Wednesday, April 28, 2010

A Month with Charlotte Mason, #25

Where does CM advice become the most nitty and gritty?

Is it in the general comments, the principles and philosophy, given in her six volumes...which transition into the later parts of those volumes, describing specific work and practices of the PNEU schools? Or the technical details of the Form III Programme #90 for 1921? Is it only in CM's own books, or in the more diverse viewpoints given in the Parent's Review articles? Is it in Eve Anderson's video appearance (which I've never seen), or PNEU teacher Mrs. Norton's taped interview (available from Sound Word Associates)? Is it in the array of books by various parents and educators that have attempted to bring CM principles into the 20th and now the 21st centuries?

In other words, is it more meaningful for me to track down Selfe's Work of the Prophets (used in 1921), in hopes that I can either use it as is or learn from it as a comparison...or to read suggestions from thoughtful CMers who have found new books that meet the same needs? How much should I worry if the nature notebook or Book of the Centuries doesn't get off the ground? How come we're talking about "leisurely" and then realize that, according to the Form III schedule, our twelve-year-old is supposed to be narrating Dumas in French and starting German as well? If we want to have the "whole CM package" as she described it, what stays and what goes? (I assume that relatively few of us are doing Sloyd and Swedish Drill as they were practiced a hundred years ago.) What if our circumstances or the children we're teaching are very unusual? How long will Kipling and Kingsley continue to be meaningful? Where does old CM meet new CM, and your CM meet my CM, and become timeless CM, CM without boundaries?

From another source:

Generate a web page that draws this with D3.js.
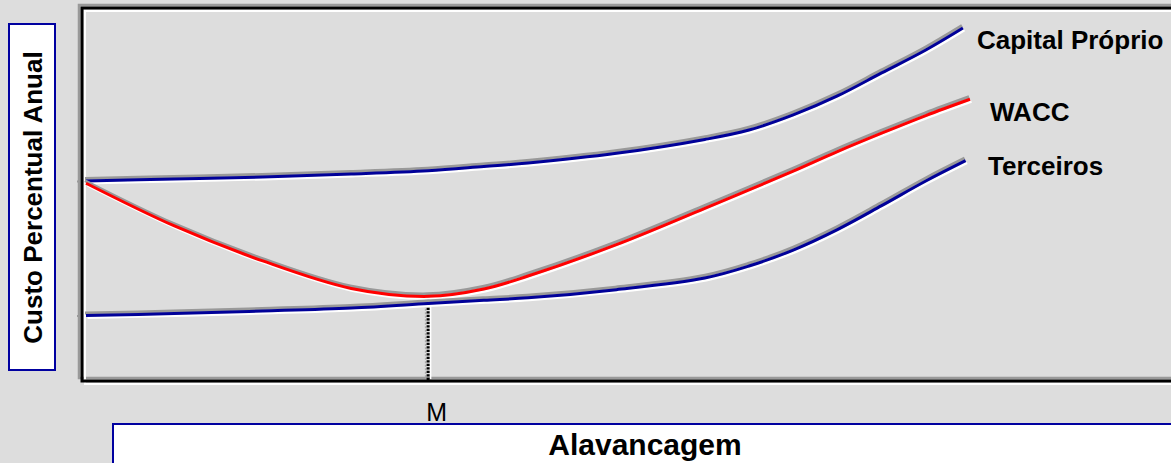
<!DOCTYPE html>
<html><head><meta charset="utf-8">
<script src="https://cdn.jsdelivr.net/npm/d3@7"></script>
<style>body{margin:0;background:#dddddd;overflow:hidden} svg{display:block}</style>
</head><body><svg id="c" width="1171" height="463"></svg>
<script>
// Leverage (x) and annual cost (y) values
const xCapital   = [0,10,20,30,38.7,45,50,60,70,75,80,85,90,95,99.2];
const capitalProprio = [15.00,15.13,15.27,15.47,15.69,15.97,16.20,16.85,17.78,18.41,19.42,20.69,22.23,23.77,25.24];
const xTerceiros = [0,10,20,30,38.7,45,50,60,70,75,80,85,90,95,99.5];
const terceiros  = [6.00,6.13,6.30,6.50,6.80,7.02,7.18,7.73,8.51,9.31,10.38,11.75,13.35,15.00,16.36];
const xWacc      = [0,10,20,30,38.7,45,50,60,70,75,80,85,90,95,100];
const wacc       = [14.85,11.99,9.65,7.81,7.28,7.77,8.64,10.74,13.17,14.40,15.66,16.97,18.20,19.38,20.47];
const seriesNames = ["Capital Próprio","WACC","Terceiros"];
const mLeverage = 38.7;
const mLabel = "M";
const yTitle = "Custo Percentual Anual";
const xTitle = "Alavancagem";

const svg = d3.select("#c");
const FONT = "'Liberation Sans', Arial, sans-serif";
const x = d3.scaleLinear().domain([0,100]).range([86,970]);
const y = d3.scaleLinear().domain([6,15]).range([315.5,181]);

// background
svg.append("rect").attr("width",1171).attr("height",463).attr("fill","#dddddd");

// plot frame (3D look: gray shadow up-left, white highlight down-right)
const frame = (dx,dy,color,w)=>svg.append("path")
  .attr("d",`M1200,${8+dy} H${82+dx} V${381+dy} H1200`)
  .attr("fill","none").attr("stroke",color).attr("stroke-width",w);
frame(-3,-3,"#999999",2.5);
frame(3,3,"#ffffff",2);
frame(0,0,"#000000",3);

// y ticks
svg.append("g").attr("transform","translate(80,0)")
  .call(d3.axisLeft(y).tickValues([capitalProprio[0],terceiros[0]]).tickSize(3).tickFormat(""))
  .call(g=>g.select(".domain").remove())
  .call(g=>g.selectAll("line").attr("stroke","#999999").attr("stroke-width",2));

// M marker dotted line
const mx = x(mLeverage);
const wAtM = y(wacc[xWacc.indexOf(mLeverage)]);
svg.append("line").attr("x1",mx-2.5).attr("x2",mx-2.5).attr("y1",wAtM+2).attr("y2",379)
  .attr("stroke","#aaaaaa").attr("stroke-width",1.5).attr("stroke-dasharray","2,1.5");
svg.append("line").attr("x1",mx+2.5).attr("x2",mx+2.5).attr("y1",wAtM+3).attr("y2",379)
  .attr("stroke","#ffffff").attr("stroke-width",1.5);
svg.append("line").attr("x1",mx).attr("x2",mx).attr("y1",wAtM+1).attr("y2",382)
  .attr("stroke","#000000").attr("stroke-width",3).attr("stroke-dasharray","2.2,1.3");

// M axis label
svg.append("g").attr("transform","translate(0,381)")
  .call(d3.axisBottom(x).tickValues([mLeverage]).tickSize(0).tickFormat(()=>mLabel))
  .call(g=>g.select(".domain").remove())
  .call(g=>g.selectAll("text").attr("y",39.5).attr("dy",null).attr("dx",8)
      .attr("font-family",FONT).attr("font-size",25).attr("fill","#000"));

// lines
const line = d3.line().x(d=>x(d[0])).y(d=>y(d[1])).curve(d3.curveCatmullRom.alpha(0.5));
const series = [
  {xs:xCapital, ys:capitalProprio, color:"#000099"},
  {xs:xWacc, ys:wacc, color:"#ff0000"},
  {xs:xTerceiros, ys:terceiros, color:"#000099"}
];
series.forEach(s=>{
  const pts = s.xs.map((v,i)=>[v,s.ys[i]]);
  svg.append("path").attr("d",line(pts)).attr("fill","none").attr("stroke","#999999")
    .attr("stroke-width",3).attr("transform","translate(-1,-2.5)");
  svg.append("path").attr("d",line(pts)).attr("fill","none").attr("stroke","#ffffff")
    .attr("stroke-width",2.5).attr("transform","translate(1.5,2.2)");
  svg.append("path").attr("d",line(pts)).attr("fill","none").attr("stroke",s.color)
    .attr("stroke-width",3);
});

// series labels
const labelPos = [[977,49],[990,121],[988,175]];
seriesNames.forEach((n,i)=>{
  svg.append("text").attr("x",labelPos[i][0]).attr("y",labelPos[i][1]).text(n)
    .attr("font-family",FONT).attr("font-weight","bold").attr("font-size",26).attr("fill","#000");
});

// y title box
svg.append("rect").attr("x",9).attr("y",24).attr("width",46).attr("height",346)
  .attr("fill","#ffffff").attr("stroke","#0000a0").attr("stroke-width",2);
svg.append("text").attr("transform","translate(42,197.5) rotate(-90)")
  .attr("text-anchor","middle").text(yTitle)
  .attr("font-family",FONT).attr("font-weight","bold").attr("font-size",26).attr("fill","#000");

// x title box
svg.append("rect").attr("x",113).attr("y",424).attr("width",1100).attr("height",80)
  .attr("fill","#ffffff").attr("stroke","#0000a0").attr("stroke-width",2);
svg.append("text").attr("x",645).attr("y",455).attr("text-anchor","middle").text(xTitle)
  .attr("font-family",FONT).attr("font-weight","bold").attr("font-size",30).attr("fill","#000");
</script></body></html>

What, you're expecting me to have answers to all that?

I do not think it's quite as simple as saying that none of the specific books are integral to CM methods and we really don't need that emphasis on Victorian literature; or that since there was nothing particularly amazing about pulling bits of yarn through canvas with a crochet hook, we can dismiss CM's recommendation of making "Smyrna rugs" and find something else we'd rather be doing; or that since children's needs in science and math have changed so much, we have to rework the whole thing, while still trying to respect students' intelligence. Did CM herself succumb to a few late-Victorian educational fads, or was she simply selecting the best of the new ideas that had come in at that time? (Like Scouting.) Is that what we should be doing--pulling the best from our own educational time? Is there anything now worth pulling from? (Perhaps we might include computers, websites, software and DVDs when we ask that last question.)

One instructive book, that I brought as "Exhibit A" to the conference workshop, is Melissa Wiley's Down to the Bonny Glen, from the Martha Years series. (The uncut original version.) If any of you don't know, the author is a homeschooling parent with a deep understanding of Charlotte Mason's philosophy. Her "Miss Crow," Martha's new governess, anticipates CM by about a hundred years in her handling of Martha. Go through the book and you'll pick out the principles: masterly inactivity (seeming not to be watching, but aware of everything), concern for hygiene, interest in Martha's natural environment and in her wool-dying skills, bringing in new books such as Burns' poems, and showing both respect and firmness. Miss Crow fills the same needs as Anne Shirley's Miss Stacy and Clara's grandmother in Heidi. She doesn't preach or nag; she expects diligence but encourages a love of learning. She teaches Martha to care more deeply, not only about lessons but about the world, about life.

So Miss Crow, though she's created from Melissa's post-CM imagination, can serve as a model of CM principles in a pre-CM world. With that in mind, perhaps our own imaginations can create equally wise and creative educators from other time periods. What might an enlightened tutor have done in Elizabethan times? Or in Colonial America? Even Charlotte Mason did a little imaginary time-travelling, in her "dinner table a hundred years from now." What do you imagine a CM education might look like for your own great-grandchildren? Will they have found any better English plays than Shakespeare, or anything more necessary than the Bible? (Assuming Bibles are still legal.) Will they still be studying Plutarch, Mozart, Mary Cassatt? Will they still skip the first chapter of Ivanhoe, laugh at Wamba's impersonation of a priest, and sit up straight when Robin Hood makes a sudden appearance? Will they still feel the excitement of the final contest with Brian de Bois-Guilbert? Will they still learn to love the first childhood classics, the Pooh stories, the Garden of Verses, Jeremy Fisher? (What a mercy that was not a pike.)

More tomorrow.

1 comment:

Queen of Carrots said...

I think of Mma Ramotswe's remembrances of her caretaker (an aunt?) in the No. 1 Ladies' Detective Agency series. In a completely different cultural setting and with books almost nonexistent, she taught her young charge to attend, to observe, to remember, and to form connections with the things around her.